Jay Butler’s “Cromwell” loafer is a sexy, olive green take on an old classic – suede, sans tassels (and sans socks of course) – offering that slightly unexpected, rakish touch to an otherwise refined ensemble. Did I just call a pair of penny loafers “sexy”? You bet your suede-loving butt I did, look at these things:
Also, the watch from 210 East Oak has a suit fabric strap that adds even more texture to the whole look overall. This outfit can be worn to outdoor work functions, conferences, and summer wedding festivities, other than the actual wedding of course – because you’ll probably have to suit up for the wedding ceremony itself – but here, I've shown you just one way to rebel against the suit and look intentional while doing it.

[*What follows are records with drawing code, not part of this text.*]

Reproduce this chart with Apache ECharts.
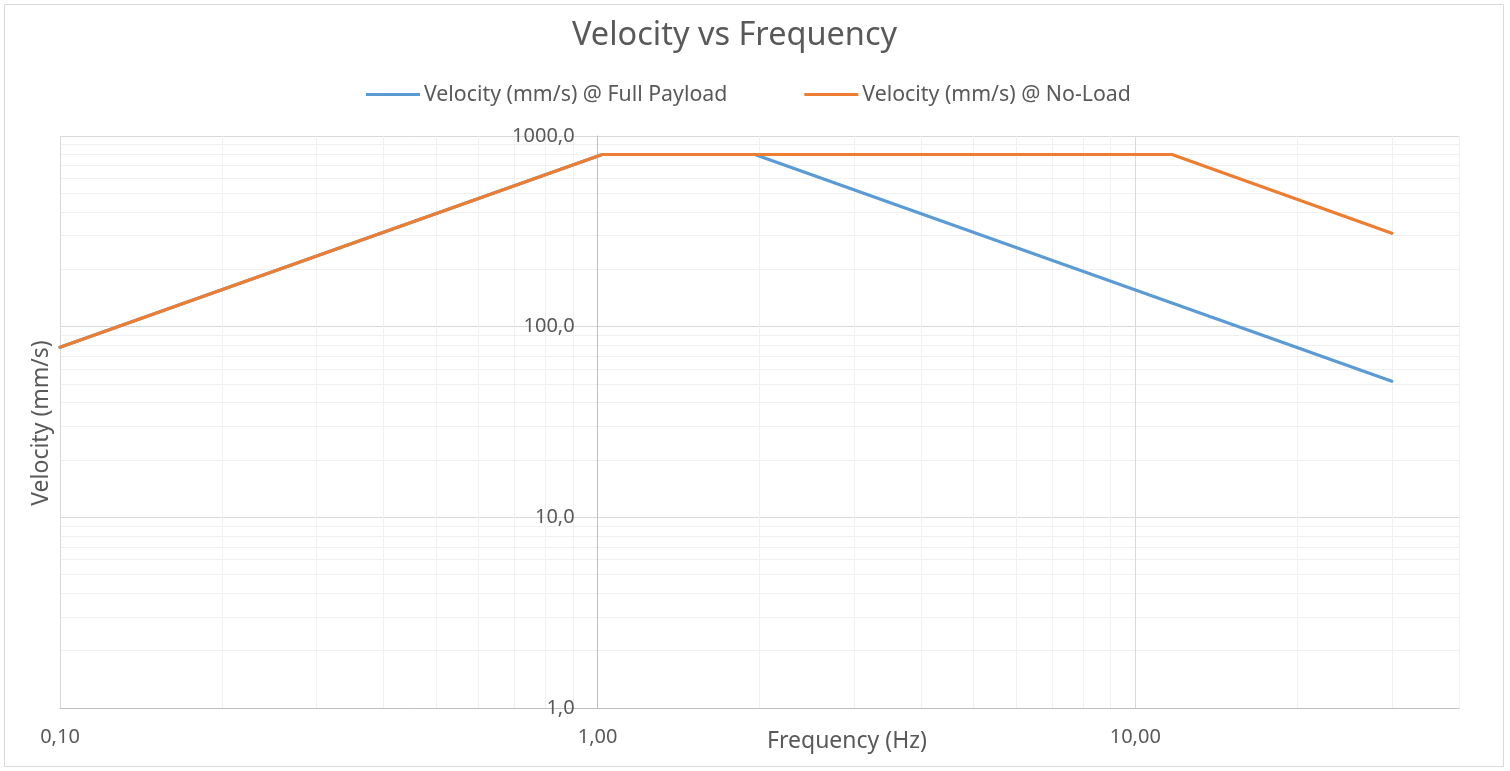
<!DOCTYPE html>
<html>
<head>
<meta charset="utf-8">
<script src="https://cdn.jsdelivr.net/npm/echarts@6/dist/echarts.min.js"></script>
<style>html,body{margin:0;padding:0;background:#fff}#c{width:1510px;height:771px}</style>
</head>
<body>
<div id="c"></div>
<script>
// ---- data ----
const seriesNames = ['Velocity (mm/s) @ Full Payload', 'Velocity (mm/s) @ No-Load'];
const freqFull = [0.1, 1.02, 1.96, 30];
const velFull = [78, 800, 800, 51.7];
const freqNoLoad = [0.1, 1.02, 11.7, 30];
const velNoLoad = [78, 800, 800, 309];
const xMajorGrid = [0.1, 10];
const xMinorGrid = [0.2, 0.3, 0.4, 0.5, 0.6, 0.7, 0.8, 0.9, 2, 3, 4, 5, 6, 7, 8, 9, 20, 30, 40];
const yMinorGrid = [2, 3, 4, 5, 6, 7, 8, 9, 20, 30, 40, 50, 60, 70, 80, 90, 200, 300, 400, 500, 600, 700, 800, 900];

const FONT = 'Noto Sans';
const TXT = '#595959';
const gridL = 60, gridR = 51, gridT = 136, gridB = 63;
const W = 1510, H = 771;
const xMin = 0.1, xMax = 40;
// y axis crosses the x axis at 1 Hz (layout offset)
const pxPerDec = (W - gridL - gridR) / (Math.log10(xMax) - Math.log10(xMin));
const yAxisOffset = -(Math.log10(1) - Math.log10(xMin)) * pxPerDec;

const zip = (a, b) => a.map((v, i) => [v, b[i]]);

const chart = echarts.init(document.getElementById('c'));
chart.setOption({
  backgroundColor: '#fff',
  animation: false,
  textStyle: { fontFamily: FONT },
  title: {
    text: 'Velocity vs Frequency', left: 567, top: 14,
    textStyle: { fontFamily: FONT, fontSize: 32.5, fontWeight: 'normal', color: TXT }
  },
  legend: {
    data: seriesNames, top: 79, left: 361, itemWidth: 54, itemHeight: 3, itemGap: 77,
    icon: 'rect',
    textStyle: { fontFamily: FONT, fontSize: 21.3, color: TXT, padding: [0, 0, 0, -1] }
  },
  grid: { left: gridL, right: gridR, top: gridT, bottom: gridB },
  xAxis: {
    type: 'log', logBase: 10, min: xMin, max: xMax,
    axisLine: { show: true, lineStyle: { color: '#bfbfbf', width: 1 } },
    axisTick: { show: false },
    splitLine: { show: false },
    axisLabel: {
      showMaxLabel: false, margin: 19, color: TXT, fontFamily: FONT, fontSize: 20,
      formatter: v => (Math.abs(Math.log10(v) - Math.round(Math.log10(v))) < 1e-6 ? v.toFixed(2).replace('.', ',') : '')
    }
  },
  yAxis: {
    type: 'log', logBase: 10, min: 1, max: 1000, offset: yAxisOffset,
    axisLine: { show: true, lineStyle: { color: '#bfbfbf', width: 1 } },
    axisTick: { show: false },
    splitLine: { show: true, lineStyle: { color: '#d9d9d9', width: 1 } },
    axisLabel: {
      margin: 23, color: TXT, fontFamily: FONT, fontSize: 20,
      formatter: v => v.toFixed(1).replace('.', ',')
    }
  },
  graphic: [
    { type: 'rect', shape: { x: 4.5, y: 4.5, width: 1499, height: 762 },
      style: { fill: 'none', stroke: '#d9d9d9', lineWidth: 1 }, silent: true, z: -10 },
    { type: 'text', x: 847, y: 741, silent: true,
      style: { text: 'Frequency (Hz)', fill: TXT, font: '23px "' + FONT + '"', textAlign: 'center', textVerticalAlign: 'middle' } },
    { type: 'text', x: 41, y: 423, rotation: Math.PI / 2, silent: true,
      style: { text: 'Velocity (mm/s)', fill: TXT, font: '23px "' + FONT + '"', textAlign: 'center', textVerticalAlign: 'middle' } }
  ],
  series: [
    {
      name: '_grid', type: 'line', data: [], z: 0, silent: true,
      markLine: {
        z: 0, silent: true, symbol: ['none', 'none'], label: { show: false }, animation: false,
        data: [].concat(
          xMinorGrid.map(v => ({ xAxis: v, lineStyle: { color: '#f0f0f0', width: 1, type: 'solid' } })),
          yMinorGrid.map(v => ({ yAxis: v, lineStyle: { color: '#f0f0f0', width: 1, type: 'solid' } })),
          xMajorGrid.map(v => ({ xAxis: v, lineStyle: { color: '#d9d9d9', width: 1, type: 'solid' } }))
        )
      }
    },
    {
      name: seriesNames[0], type: 'line', data: zip(freqFull, velFull), z: 3,
      showSymbol: false, symbol: 'none', color: '#5B9BD5',
      lineStyle: { width: 3.2, color: '#5B9BD5', cap: 'round', join: 'round' }
    },
    {
      name: seriesNames[1], type: 'line', data: zip(freqNoLoad, velNoLoad), z: 4,
      showSymbol: false, symbol: 'none', color: '#ED7D31',
      lineStyle: { width: 3.2, color: '#ED7D31', cap: 'round', join: 'round' }
    }
  ]
});
</script>
</body>
</html>
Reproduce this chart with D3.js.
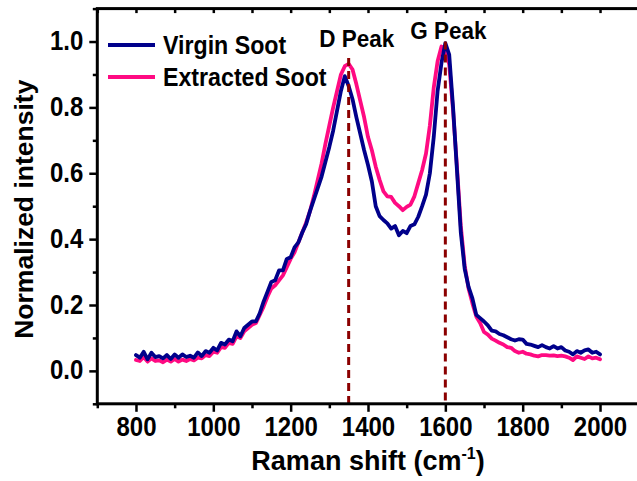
<!DOCTYPE html>
<html>
<head>
<meta charset="utf-8">
<script src="https://cdn.jsdelivr.net/npm/d3@7"></script>
<style>
  html, body { margin: 0; padding: 0; background: #fff; }
  svg { display: block; font-family: "Liberation Sans", Arial, sans-serif; font-weight: bold; }
</style>
</head>
<body>
<svg id="chart" width="637" height="481"></svg>
<script>
// ---- data ----
const ramanShift = d3.range(800, 2001, 10);
const virginSoot = [
  .048, .040, .058, .035, .055, .042, .045, .038, .048, .036,
  .050, .040, .050, .042, .046, .040, .056, .045, .060, .055,
  .070, .062, .085, .080, .095, .090, .120, .105, .130, .140,
  .150, .150, .175, .210, .240, .270, .275, .305, .305, .340,
  .345, .375, .390, .420, .445, .485, .520, .555, .590, .635,
  .680, .730, .790, .850, .895, .865, .825, .770, .720, .670,
  .625, .575, .500, .470, .458, .448, .432, .440, .412, .425,
  .418, .440, .445, .468, .500, .535, .600, .710, .850, .935,
  .995, .960, .800, .610, .420, .310, .255, .220, .170, .160,
  .150, .138, .122, .120, .112, .108, .102, .096, .092, .096,
  .095, .082, .080, .076, .072, .078, .072, .068, .075, .068,
  .072, .062, .058, .050, .060, .055, .062, .065, .055, .058,
  .050
];
const extractedSoot = [
  .033, .030, .042, .028, .038, .030, .032, .026, .034, .028,
  .036, .028, .034, .030, .036, .032, .040, .038, .048, .045,
  .058, .055, .072, .070, .085, .082, .105, .100, .120, .130,
  .140, .145, .170, .195, .225, .250, .260, .275, .290, .315,
  .340, .360, .390, .420, .450, .485, .530, .580, .630, .690,
  .745, .800, .850, .900, .925, .932, .915, .870, .820, .770,
  .710, .670, .620, .580, .545, .530, .528, .510, .500, .488,
  .498, .505, .530, .570, .610, .660, .745, .860, .940, .985,
  .975, .930, .790, .620, .440, .320, .250, .205, .165, .145,
  .118, .110, .098, .092, .085, .080, .072, .070, .060, .055,
  .058, .052, .050, .046, .044, .048, .048, .046, .047, .045,
  .046, .044, .040, .033, .044, .040, .036, .044, .038, .040,
  .035
];
const seriesNames = ["Virgin Soot", "Extracted Soot"];
const seriesColors = ["#00008B", "#FF0A82"];
const xTicks = [800, 1000, 1200, 1400, 1600, 1800, 2000];
const xMinorTicks = [700, 900, 1100, 1300, 1500, 1700, 1900, 2100];
const yTicks = [0.0, 0.2, 0.4, 0.6, 0.8, 1.0];
const yMinorTicks = [-0.1, 0.1, 0.3, 0.5, 0.7, 0.9, 1.1];
const peakNames = ["D Peak", "G Peak"];
const peakShift = [1350, 1600];
const peakTop = [0.95, 1.0];

// ---- layout ----
const svg = d3.select("#chart");
const x = d3.scaleLinear().domain([700, 2100]).range([97.3, 638.7]);
const y = d3.scaleLinear().domain([-0.1, 1.1]).range([403.8, 8.6]);

const line = d3.line().x(d => x(d[0])).y(d => y(d[1]));
const series = [virginSoot, extractedSoot];

// curves: extracted first, virgin on top
[1, 0].forEach(i => {
  svg.append("path")
    .datum(ramanShift.map((s, k) => [s, series[i][k]]))
    .attr("d", line)
    .attr("fill", "none")
    .attr("stroke", seriesColors[i])
    .attr("stroke-width", 3.8)
    .attr("stroke-linejoin", "round")
    .attr("stroke-linecap", "round");
});

// peak dashed lines
peakShift.forEach((p, i) => {
  svg.append("line")
    .attr("x1", x(p)).attr("x2", x(p))
    .attr("y1", y(peakTop[i])).attr("y2", y(-0.1))
    .attr("stroke", "#8B0000")
    .attr("stroke-width", 3)
    .attr("stroke-dasharray", "8,5");
});
// peak labels
peakNames.forEach((t, i) => {
  svg.append("text")
    .attr("transform", `translate(${x(peakShift[i]) + (i === 0 ? 8 : 3)},${y(peakTop[i]) - (i === 0 ? 11 : 3)}) scale(1,1.06)`)
    .attr("text-anchor", "middle")
    .attr("font-size", 22.5)
    .attr("fill", "#000")
    .text(t);
});

// axes
const fontTick = 24;
const stretch = 1.12;
const gx = svg.append("g").attr("transform", `translate(0,${y(-0.1)})`)
  .call(d3.axisBottom(x).tickValues(xTicks).tickFormat(d3.format("d")).tickSize(8).tickPadding(6));
const gxm = svg.append("g").attr("transform", `translate(0,${y(-0.1)})`)
  .call(d3.axisBottom(x).tickValues(xMinorTicks).tickFormat("").tickSize(4.5));
const gxt = svg.append("g").attr("transform", `translate(0,${y(1.1)})`)
  .call(d3.axisTop(x).tickValues(d3.range(700, 2101, 100)).tickFormat("").tickSize(-4.5));
const gy = svg.append("g").attr("transform", `translate(${x(700)},0)`)
  .call(d3.axisLeft(y).tickValues(yTicks).tickFormat(d3.format(".1f")).tickSize(8).tickPadding(6));
const gym = svg.append("g").attr("transform", `translate(${x(700)},0)`)
  .call(d3.axisLeft(y).tickValues(yMinorTicks).tickFormat("").tickSize(4.5));

[gx, gxm, gxt, gy, gym].forEach(g => {
  g.select(".domain").remove();
  g.selectAll(".tick line").attr("stroke", "#000").attr("stroke-width", 2.5);
  g.selectAll(".tick text")
    .attr("fill", "#000")
    .attr("font-size", fontTick)
    .attr("font-weight", "bold")
    .attr("font-family", "'Liberation Sans', Arial, sans-serif");
});
// vertically stretched tick labels, as in the reference
gx.selectAll(".tick text").attr("y", 12.7 / stretch).attr("transform", `scale(1,${stretch})`);
gy.selectAll(".tick text").attr("transform", `scale(1,${stretch})`).attr("dy", "0.30em");

// frame
svg.append("rect")
  .attr("x", x(700)).attr("y", y(1.1))
  .attr("width", x(2100) - x(700)).attr("height", y(-0.1) - y(1.1))
  .attr("fill", "none").attr("stroke", "#000").attr("stroke-width", 3);

// axis titles
const xt = svg.append("text")
  .attr("x", (x(700) + x(2100)) / 2)
  .attr("y", 470)
  .attr("text-anchor", "middle")
  .attr("font-size", 27)
  .attr("fill", "#000");
xt.append("tspan").text("Raman shift (cm");
xt.append("tspan").attr("font-size", 16).attr("dy", -11).text("-1");
xt.append("tspan").attr("dy", 11).text(")");

svg.append("text")
  .attr("transform", `translate(32.5,${(y(1.1) + y(-0.1)) / 2 + 3}) rotate(-90)`)
  .attr("text-anchor", "middle")
  .attr("font-size", 26.5)
  .attr("fill", "#000")
  .text("Normalized intensity");

// legend
seriesNames.forEach((n, i) => {
  const ly = 45 + i * 32;
  svg.append("line")
    .attr("x1", 108).attr("x2", 155)
    .attr("y1", ly).attr("y2", ly)
    .attr("stroke", seriesColors[i]).attr("stroke-width", 4);
  svg.append("text")
    .attr("transform", `translate(163,${ly + 8.5}) scale(1,1.08)`)
    .attr("font-size", 23.2)
    .attr("fill", "#000")
    .text(n);
});
</script>
</body>
</html>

While Tanner considers himself traditional at the core, he's calling for an evolution beyond rigid, singular archetypes. Because a suit certainly isn’t the only way for a man to look like he knows what the hell he's doing.
Polo: Kent Wang, $85
Pants: Beckett & Robb, $445
Shoes: Jay Butler, $195
Belt: Jay Butler, $50
And for that matter, neither is your plain old dress shirt, or standard solid trousers, or oxford shoes, or even your sport coat. Don’t be afraid to tap into your rakish side and play around a little – the key, however, is to do so in a way that doesn’t call too much attention to yourself:
“This outfit is refined while still being casual and it's not going to make anyone feel uncomfortably under-dressed when they're around me. Half of the point of dressing well is knowing how it makes your audience feel in your presence – and separating yourself too much can often do more damage than good.”
What's Your Style Archetype?
Tanner's not saying that we must be 100% one or the other – rather, his style philosophy is derived from the belief that most men are some blend of the three, and that we should aim to dress in a way that is unique and authentic to where we fall across those extremes.
Because it's somewhere in between these extremes that you'll find just the right smart-casual balance that takes all the disparate elements of a wardrobe and turns them into a confident and intentional style.